**Stated exercise**
Repeat every line of the data exactly, but not the pictures.

**Source excerpt**
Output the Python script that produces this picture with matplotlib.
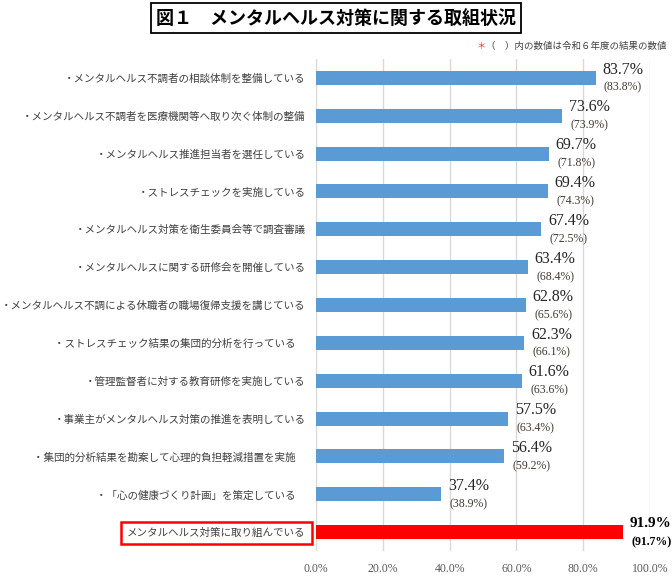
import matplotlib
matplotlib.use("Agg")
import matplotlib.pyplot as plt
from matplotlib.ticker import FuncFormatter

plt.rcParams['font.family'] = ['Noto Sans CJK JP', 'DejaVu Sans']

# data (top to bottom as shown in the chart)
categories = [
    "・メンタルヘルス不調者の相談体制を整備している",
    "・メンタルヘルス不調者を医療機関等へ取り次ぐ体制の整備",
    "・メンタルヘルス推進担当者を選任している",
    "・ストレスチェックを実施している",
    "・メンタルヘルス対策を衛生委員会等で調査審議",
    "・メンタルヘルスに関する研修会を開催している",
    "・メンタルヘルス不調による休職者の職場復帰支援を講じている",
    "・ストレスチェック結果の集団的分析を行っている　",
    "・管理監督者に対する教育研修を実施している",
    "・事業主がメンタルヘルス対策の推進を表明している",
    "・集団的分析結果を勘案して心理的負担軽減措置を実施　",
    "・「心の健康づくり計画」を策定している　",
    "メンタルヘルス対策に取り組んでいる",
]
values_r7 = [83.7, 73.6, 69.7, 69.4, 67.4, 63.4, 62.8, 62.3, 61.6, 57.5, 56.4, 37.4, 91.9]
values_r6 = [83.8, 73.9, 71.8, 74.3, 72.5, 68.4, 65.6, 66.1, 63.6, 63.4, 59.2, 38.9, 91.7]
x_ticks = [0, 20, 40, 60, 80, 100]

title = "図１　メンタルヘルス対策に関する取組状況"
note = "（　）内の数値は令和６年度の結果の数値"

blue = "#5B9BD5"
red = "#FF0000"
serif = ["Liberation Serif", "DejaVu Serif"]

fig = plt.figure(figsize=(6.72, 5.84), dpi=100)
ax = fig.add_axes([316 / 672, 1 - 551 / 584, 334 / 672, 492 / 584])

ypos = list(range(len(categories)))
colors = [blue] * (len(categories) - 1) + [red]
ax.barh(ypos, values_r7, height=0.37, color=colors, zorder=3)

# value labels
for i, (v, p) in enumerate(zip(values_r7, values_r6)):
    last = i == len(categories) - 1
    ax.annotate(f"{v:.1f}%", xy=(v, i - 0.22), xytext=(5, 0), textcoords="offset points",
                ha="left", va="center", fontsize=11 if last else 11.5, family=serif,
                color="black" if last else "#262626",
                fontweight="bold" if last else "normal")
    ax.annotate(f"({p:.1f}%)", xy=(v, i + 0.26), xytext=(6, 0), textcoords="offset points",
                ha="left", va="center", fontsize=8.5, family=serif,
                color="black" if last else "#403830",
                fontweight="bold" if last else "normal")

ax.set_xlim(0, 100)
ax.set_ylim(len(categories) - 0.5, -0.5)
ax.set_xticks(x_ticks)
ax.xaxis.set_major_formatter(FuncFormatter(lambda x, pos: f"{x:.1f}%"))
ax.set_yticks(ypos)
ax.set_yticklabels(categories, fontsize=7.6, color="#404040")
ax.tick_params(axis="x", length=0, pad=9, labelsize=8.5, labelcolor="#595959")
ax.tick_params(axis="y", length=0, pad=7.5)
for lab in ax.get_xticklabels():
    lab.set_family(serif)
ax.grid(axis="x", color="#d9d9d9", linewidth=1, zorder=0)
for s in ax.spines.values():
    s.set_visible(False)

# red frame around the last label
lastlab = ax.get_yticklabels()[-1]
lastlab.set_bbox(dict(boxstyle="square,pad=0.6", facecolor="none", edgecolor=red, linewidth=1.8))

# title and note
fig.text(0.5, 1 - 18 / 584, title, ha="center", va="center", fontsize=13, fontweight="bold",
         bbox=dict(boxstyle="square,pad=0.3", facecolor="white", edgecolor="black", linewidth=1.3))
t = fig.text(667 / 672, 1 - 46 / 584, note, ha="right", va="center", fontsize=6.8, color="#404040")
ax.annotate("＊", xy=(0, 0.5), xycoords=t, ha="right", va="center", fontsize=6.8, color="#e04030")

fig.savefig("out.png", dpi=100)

**Answer to the task**
Output the Python script that produces this picture with matplotlib.
import matplotlib
matplotlib.use("Agg")
import matplotlib.pyplot as plt
from matplotlib.ticker import FuncFormatter

plt.rcParams['font.family'] = ['Noto Sans CJK JP', 'DejaVu Sans']

# data (top to bottom as shown in the chart)
categories = [
    "・メンタルヘルス不調者の相談体制を整備している",
    "・メンタルヘルス不調者を医療機関等へ取り次ぐ体制の整備",
    "・メンタルヘルス推進担当者を選任している",
    "・ストレスチェックを実施している",
    "・メンタルヘルス対策を衛生委員会等で調査審議",
    "・メンタルヘルスに関する研修会を開催している",
    "・メンタルヘルス不調による休職者の職場復帰支援を講じている",
    "・ストレスチェック結果の集団的分析を行っている　",
    "・管理監督者に対する教育研修を実施している",
    "・事業主がメンタルヘルス対策の推進を表明している",
    "・集団的分析結果を勘案して心理的負担軽減措置を実施　",
    "・「心の健康づくり計画」を策定している　",
    "メンタルヘルス対策に取り組んでいる",
]
values_r7 = [83.7, 73.6, 69.7, 69.4, 67.4, 63.4, 62.8, 62.3, 61.6, 57.5, 56.4, 37.4, 91.9]
values_r6 = [83.8, 73.9, 71.8, 74.3, 72.5, 68.4, 65.6, 66.1, 63.6, 63.4, 59.2, 38.9, 91.7]
x_ticks = [0, 20, 40, 60, 80, 100]

title = "図１　メンタルヘルス対策に関する取組状況"
note = "（　）内の数値は令和６年度の結果の数値"

blue = "#5B9BD5"
red = "#FF0000"
serif = ["Liberation Serif", "DejaVu Serif"]

fig = plt.figure(figsize=(6.72, 5.84), dpi=100)
ax = fig.add_axes([316 / 672, 1 - 551 / 584, 334 / 672, 492 / 584])

ypos = list(range(len(categories)))
colors = [blue] * (len(categories) - 1) + [red]
ax.barh(ypos, values_r7, height=0.37, color=colors, zorder=3)

# value labels
for i, (v, p) in enumerate(zip(values_r7, values_r6)):
    last = i == len(categories) - 1
    ax.annotate(f"{v:.1f}%", xy=(v, i - 0.22), xytext=(5, 0), textcoords="offset points",
                ha="left", va="center", fontsize=11 if last else 11.5, family=serif,
                color="black" if last else "#262626",
                fontweight="bold" if last else "normal")
    ax.annotate(f"({p:.1f}%)", xy=(v, i + 0.26), xytext=(6, 0), textcoords="offset points",
                ha="left", va="center", fontsize=8.5, family=serif,
                color="black" if last else "#403830",
                fontweight="bold" if last else "normal")

ax.set_xlim(0, 100)
ax.set_ylim(len(categories) - 0.5, -0.5)
ax.set_xticks(x_ticks)
ax.xaxis.set_major_formatter(FuncFormatter(lambda x, pos: f"{x:.1f}%"))
ax.set_yticks(ypos)
ax.set_yticklabels(categories, fontsize=7.6, color="#404040")
ax.tick_params(axis="x", length=0, pad=9, labelsize=8.5, labelcolor="#595959")
ax.tick_params(axis="y", length=0, pad=7.5)
for lab in ax.get_xticklabels():
    lab.set_family(serif)
ax.grid(axis="x", color="#d9d9d9", linewidth=1, zorder=0)
for s in ax.spines.values():
    s.set_visible(False)

# red frame around the last label
lastlab = ax.get_yticklabels()[-1]
lastlab.set_bbox(dict(boxstyle="square,pad=0.6", facecolor="none", edgecolor=red, linewidth=1.8))

# title and note
fig.text(0.5, 1 - 18 / 584, title, ha="center", va="center", fontsize=13, fontweight="bold",
         bbox=dict(boxstyle="square,pad=0.3", facecolor="white", edgecolor="black", linewidth=1.3))
t = fig.text(667 / 672, 1 - 46 / 584, note, ha="right", va="center", fontsize=6.8, color="#404040")
ax.annotate("＊", xy=(0, 0.5), xycoords=t, ha="right", va="center", fontsize=6.8, color="#e04030")

fig.savefig("out.png", dpi=100)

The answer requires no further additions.